May 28, 1996
by Edmund Tsang
According to a May 15 ruling by U.S. Magistrate Judge William H. Steele, jury selection is set for July 1 with the trail beginning sometime during the month of July on complaints filed by 17 individuals on behalf of a class alleging housing discrimination by Mitchell Brothers, Inc. (MBI).
Attorneys for the defendant said in court papers filed two months ago that they expect a settlement in 30 days, indicating that "the parties hereto, as well as the United States Department of Justice, have reached an agreement in principle on the terms of settlement of this litigation and the related claims made by the United States, that the remaining terms of a comprehensive settlement are likely to be resolved by further discussions ongoing at present."

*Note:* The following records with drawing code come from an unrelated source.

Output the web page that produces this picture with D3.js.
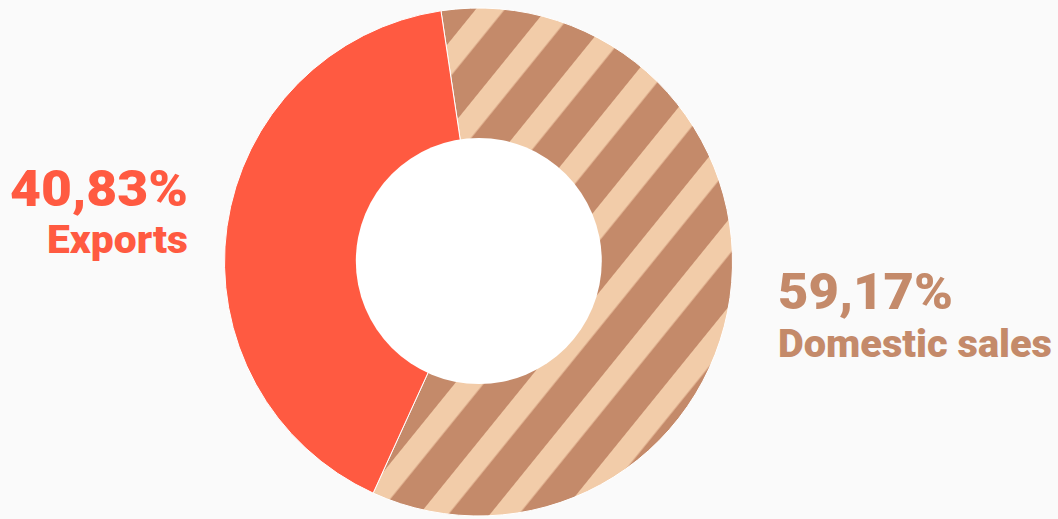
<!DOCTYPE html>
<html>
<head>
<meta charset="utf-8">
<script src="https://cdn.jsdelivr.net/npm/d3@7"></script>
<style>
  html, body { margin: 0; padding: 0; background: #fafafa; }
  svg { display: block; }
  text { font-family: Roboto, "DejaVu Sans", sans-serif; font-weight: 900; }
</style>
</head>
<body>
<svg id="chart" width="1058" height="519"></svg>
<script>
// ---- data ----
const categories = ["Domestic sales", "Exports"];
const values = [59.17, 40.83];
const percentLabels = ["59,17%", "40,83%"];
const colors = ["url(#stripes)", "#ff5a41"];
const textColors = ["#c48a6a", "#ff5a41"];

// ---- layout ----
const W = 1058, H = 519;
const cx = 478.5, cy = 262;
const outerR = 254, holeR = 123;
const startDeg = -8.5;

const svg = d3.select("#chart");
svg.append("rect").attr("width", W).attr("height", H).attr("fill", "#fafafa");

const defs = svg.append("defs");
const period = 54.8, lightW = 22.5;
const pat = defs.append("pattern")
  .attr("id", "stripes")
  .attr("patternUnits", "userSpaceOnUse")
  .attr("width", period).attr("height", period)
  .attr("patternTransform", "rotate(39) translate(3.3,0)");
pat.append("rect").attr("width", period).attr("height", period).attr("fill", "#c48a6a");
pat.append("rect").attr("x", 0).attr("width", lightW).attr("height", period).attr("fill", "#f2cca9");

const g = svg.append("g").attr("transform", `translate(${cx},${cy})`);

const pie = d3.pie().sort(null)
  .startAngle(startDeg * Math.PI / 180)
  .endAngle(startDeg * Math.PI / 180 + 2 * Math.PI);
const arc = d3.arc().innerRadius(0).outerRadius(outerR);

const arcs = pie(values);
g.selectAll("path.slice").data(arcs).enter().append("path")
  .attr("class", "slice")
  .attr("d", arc)
  .attr("fill", (d, i) => colors[i])
  .attr("stroke", "#ffffff")
  .attr("stroke-width", 1);

g.append("circle").attr("cx", 0.3).attr("cy", -1).attr("r", holeR).attr("fill", "#ffffff");

// ---- labels ----
const labelPos = [
  { x: 778, yPct: 309, yLab: 357, wPct: 175, wLab: 274, anchor: "start" },
  { x: 188, yPct: 206, yLab: 253, wPct: 178, wLab: 141, anchor: "end" }
];
categories.forEach((c, i) => {
  const p = labelPos[i];
  svg.append("text")
    .attr("x", p.x).attr("y", p.yPct)
    .attr("text-anchor", p.anchor)
    .attr("fill", textColors[i])
    .attr("font-size", 50)
    .attr("textLength", p.wPct)
    .attr("lengthAdjust", "spacingAndGlyphs")
    .text(percentLabels[i]);
  svg.append("text")
    .attr("x", p.x).attr("y", p.yLab)
    .attr("text-anchor", p.anchor)
    .attr("fill", textColors[i])
    .attr("font-size", 39)
    .attr("textLength", p.wLab)
    .attr("lengthAdjust", "spacingAndGlyphs")
    .text(c);
});
</script>
</body>
</html>
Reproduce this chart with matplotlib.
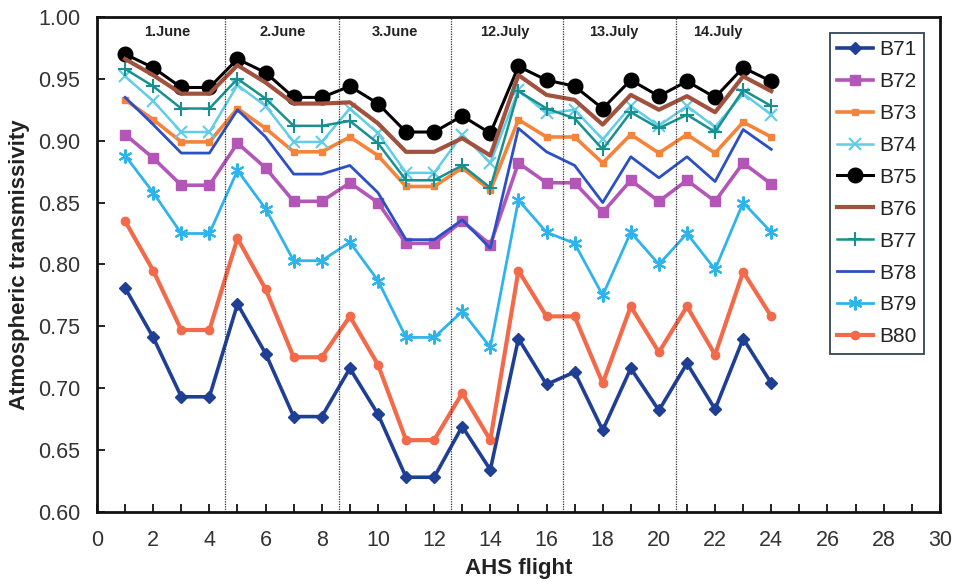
import matplotlib
matplotlib.use("Agg")
import matplotlib.pyplot as plt

plt.rcParams['font.family'] = ['Liberation Sans', 'DejaVu Sans']

flights = list(range(1, 25))

B71 = [0.781, 0.741, 0.693, 0.693, 0.768, 0.728, 0.677, 0.677, 0.716, 0.679, 0.628, 0.628,
       0.669, 0.634, 0.740, 0.703, 0.713, 0.666, 0.716, 0.682, 0.720, 0.683, 0.740, 0.704]
B72 = [0.905, 0.886, 0.864, 0.864, 0.898, 0.878, 0.851, 0.851, 0.866, 0.850, 0.817, 0.817,
       0.835, 0.816, 0.882, 0.866, 0.866, 0.842, 0.868, 0.851, 0.868, 0.851, 0.882, 0.865]
B73 = [0.933, 0.917, 0.899, 0.899, 0.926, 0.910, 0.891, 0.891, 0.903, 0.888, 0.863, 0.863,
       0.878, 0.860, 0.917, 0.903, 0.903, 0.882, 0.905, 0.890, 0.905, 0.890, 0.915, 0.903]
B74 = [0.952, 0.932, 0.907, 0.907, 0.945, 0.928, 0.899, 0.899, 0.926, 0.906, 0.874, 0.874,
       0.905, 0.882, 0.941, 0.922, 0.925, 0.901, 0.928, 0.912, 0.928, 0.911, 0.938, 0.921]
B75 = [0.970, 0.959, 0.943, 0.943, 0.966, 0.955, 0.935, 0.935, 0.944, 0.930, 0.907, 0.907,
       0.920, 0.906, 0.960, 0.949, 0.944, 0.926, 0.949, 0.936, 0.948, 0.935, 0.959, 0.948]
B76 = [0.966, 0.953, 0.938, 0.938, 0.961, 0.947, 0.930, 0.930, 0.931, 0.914, 0.891, 0.891,
       0.902, 0.888, 0.953, 0.937, 0.933, 0.913, 0.937, 0.925, 0.936, 0.923, 0.952, 0.940]
B77 = [0.958, 0.944, 0.926, 0.926, 0.950, 0.934, 0.912, 0.912, 0.916, 0.898, 0.868, 0.868,
       0.880, 0.862, 0.940, 0.926, 0.918, 0.893, 0.923, 0.910, 0.921, 0.907, 0.941, 0.928]
B78 = [0.935, 0.913, 0.890, 0.890, 0.925, 0.903, 0.873, 0.873, 0.880, 0.858, 0.820, 0.820,
       0.836, 0.813, 0.910, 0.891, 0.880, 0.850, 0.887, 0.870, 0.887, 0.867, 0.909, 0.893]
B79 = [0.888, 0.858, 0.825, 0.825, 0.876, 0.845, 0.803, 0.803, 0.818, 0.787, 0.741, 0.741,
       0.762, 0.733, 0.852, 0.826, 0.817, 0.775, 0.826, 0.800, 0.825, 0.796, 0.850, 0.826]
B80 = [0.835, 0.795, 0.747, 0.747, 0.821, 0.780, 0.725, 0.725, 0.758, 0.719, 0.658, 0.658,
       0.696, 0.658, 0.795, 0.758, 0.758, 0.704, 0.766, 0.729, 0.766, 0.727, 0.794, 0.758]

series_names = ["B71", "B72", "B73", "B74", "B75", "B76", "B77", "B78", "B79", "B80"]
series_values = [B71, B72, B73, B74, B75, B76, B77, B78, B79, B80]

day_labels = ["1.June", "2.June", "3.June", "12.July", "13.July", "14.July"]
day_label_x = [2.5, 6.6, 10.6, 14.5, 18.4, 22.1]
day_separators = [4.55, 8.6, 12.6, 16.6, 20.6]

styles = {
    "B71": dict(color="#1f3f94", marker="D", ms=6, lw=2.6),
    "B72": dict(color="#b455b8", marker="s", ms=7.5, lw=2.6),
    "B73": dict(color="#f5843a", marker="s", ms=5, lw=2.6),
    "B74": dict(color="#62cde6", marker="x", ms=8, lw=1.8, mew=1.5),
    "B75": dict(color="#000000", marker="o", ms=10.5, lw=2.2),
    "B76": dict(color="#a0523f", marker=None, ms=0, lw=3.0),
    "B77": dict(color="#17908f", marker="+", ms=10, lw=1.8, mew=1.5),
    "B78": dict(color="#2b4fc4", marker=None, ms=0, lw=2.0),
    "B79": dict(color="#2eb4ec", marker=(6, 2, 0), ms=10, lw=2.0, mew=1.5),
    "B80": dict(color="#f26a4a", marker="o", ms=6, lw=3.0),
}

fig = plt.figure(figsize=(9.55, 5.85), dpi=100)
ax = fig.add_axes([0.1016, 0.125, 0.8825, 0.846])

for name, vals in zip(series_names, series_values):
    st = styles[name]
    ax.plot(flights, vals, label=name, color=st["color"], marker=st["marker"],
            markersize=st["ms"], linewidth=st["lw"], markeredgewidth=st.get("mew", 1.0),
            markeredgecolor=st["color"])

for xs in day_separators:
    ax.axvline(xs, color="#333333", linestyle=(0, (1, 1)), linewidth=0.9)

for lab, lx in zip(day_labels, day_label_x):
    ax.text(lx, 0.988, lab, ha="center", va="center", fontsize=10.5, fontweight="bold",
            color="#222222")

ax.set_xlim(0, 30)
ax.set_ylim(0.60, 1.00)
ax.set_xticks(range(0, 31, 2))
ax.set_xticks(range(0, 31, 1), minor=True)
ax.set_yticks([0.60 + 0.05 * i for i in range(9)])
ax.set_yticklabels([f"{0.60 + 0.05 * i:.2f}" for i in range(9)])
ax.tick_params(axis="both", which="both", direction="in", labelsize=15.5,
               color="#111111", labelcolor="#333333")
ax.tick_params(axis="x", which="both", length=6, width=1.3, pad=13)
ax.tick_params(axis="y", which="major", length=6, width=1.3, pad=12)
for sp in ax.spines.values():
    sp.set_linewidth(2.0)
    sp.set_color("#111111")

ax.set_xlabel("AHS flight", fontsize=16, fontweight="bold", labelpad=5, color="#222222")
ax.set_ylabel("Atmospheric transmissivity", fontsize=16, fontweight="bold", labelpad=6,
              color="#222222")

leg = ax.legend(loc="upper right", bbox_to_anchor=(0.981, 0.968), fontsize=15,
                fancybox=False, edgecolor="#334455", framealpha=1.0,
                handlelength=1.7, labelspacing=0.62, borderpad=0.35, handletextpad=0.3,
                borderaxespad=0.0)
leg.get_frame().set_linewidth(1.3)
for t in leg.get_texts():
    t.set_color("#222222")

fig.savefig("out.png", dpi=100)
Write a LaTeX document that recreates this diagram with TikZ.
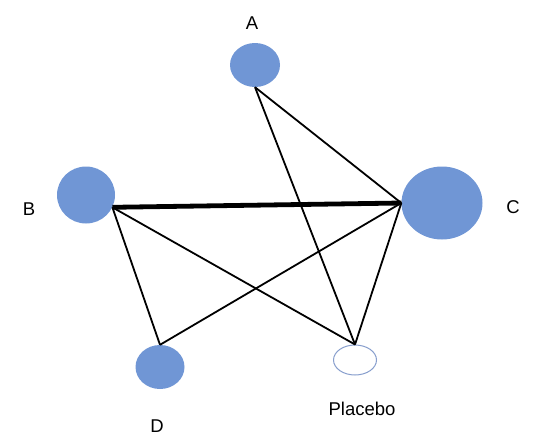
\documentclass[tikz,border=0pt]{standalone}
\usepackage{fontspec}
\setmainfont{Liberation Sans}
\usetikzlibrary{shapes.geometric}
\definecolor{armblue}{RGB}{112,150,213}
\definecolor{rimblue}{RGB}{135,158,205}
\begin{document}
\begin{tikzpicture}[x=10pt,y=-10pt,
  arm/.style={ellipse,fill=armblue,inner sep=0pt},
  lbl/.style={font=\fontsize{18.5}{22}\selectfont},
  link/.style={draw=black,line width=1.8pt},
  heavy/.style={draw=black,line width=4.8pt}]

\useasboundingbox (0,0) rectangle (54,44.5);

\node[lbl](label A) at (25.2,2.3) {A};
\node[lbl](label B) at (2.9,20.9) {B};
\node[lbl](label C) at (51.3,20.7) {C};
\node[lbl](label D) at (15.7,42.6) {D};
\node[lbl](label placebo) at (36.2,40.9) {Placebo};

\node[arm,minimum width=50pt,minimum height=44pt](A) at (25.5,6.5) {};
\node[arm,minimum width=58pt,minimum height=57pt](B) at (8.6,19.5) {};
\node[arm,minimum width=81pt,minimum height=73pt](C) at (44.2,20.3) {};
\node[arm,minimum width=49pt,minimum height=44pt](D) at (16,36.7) {};
\node[ellipse,draw=rimblue,fill=white,line width=1pt,inner sep=0pt,
  minimum width=43pt,minimum height=30pt](placebo) at (35.5,36) {};

\draw[link] (A.south) to (C.west);
\draw[link] (A.south) to (placebo.north);

\draw[heavy] (B.-25) to (C.west);
\draw[link] (B.-25) to (D.north);
\draw[link] (B.-25) to (placebo.north);

\draw[link] (C.west) to (D.north);
\draw[link] (C.west) to (placebo.north);

\end{tikzpicture}
\end{document}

These 17 persons alleged that when they applied for rental properties managed by MBI in 1991 to 1992, they were asked to fill out information cards which were marked to identify them as African-Americans for discriminatory purposes. The plaintiffs said they became aware of the discriminatory practice when these cards surfaced in early 1995 in another lawsuit filed by a former MBI employee, who charges sexual harassment and housing discrimination by MBI officials.
Several former MBI employees, including leasing agents, filed complaints with the Department of Housing and Urban Development (HUD) as well as affidavits in 1994, describing the use of coded cards to discriminate minorities. One former MBI leasing agent, Miriam L. Steiner, stated in her affidavit that she was instructed to put "a mark on the top left-hand corner of the index card if the applicant was black. This meant not to call them." She added that about two weeks before she was fired, she was told to pull the marked cards out of the file and to throw them away. "I pulled the cards out and did put them in the garbage. I then decided to keep the cards. I have attached true and correct copies of these cards to this affidavit as Exhibit 1," Steiner stated in her affidavit.
In a third lawsuit by a former MBI apartment manager who alleged that she was fired for refusing to engage in housing discrmination, attorneys for the defendant filed court papers on April 24 to object to documents requested by the plaintiff's attorney. Among reasons cited by the defendant attorneys is that the disclosure of information about MBI tenants or applicants of rental property "would or might violate said individual's privacy rights and/or Mitchell Brothers, Inc. obligations to them to maintain confidentiality of such information."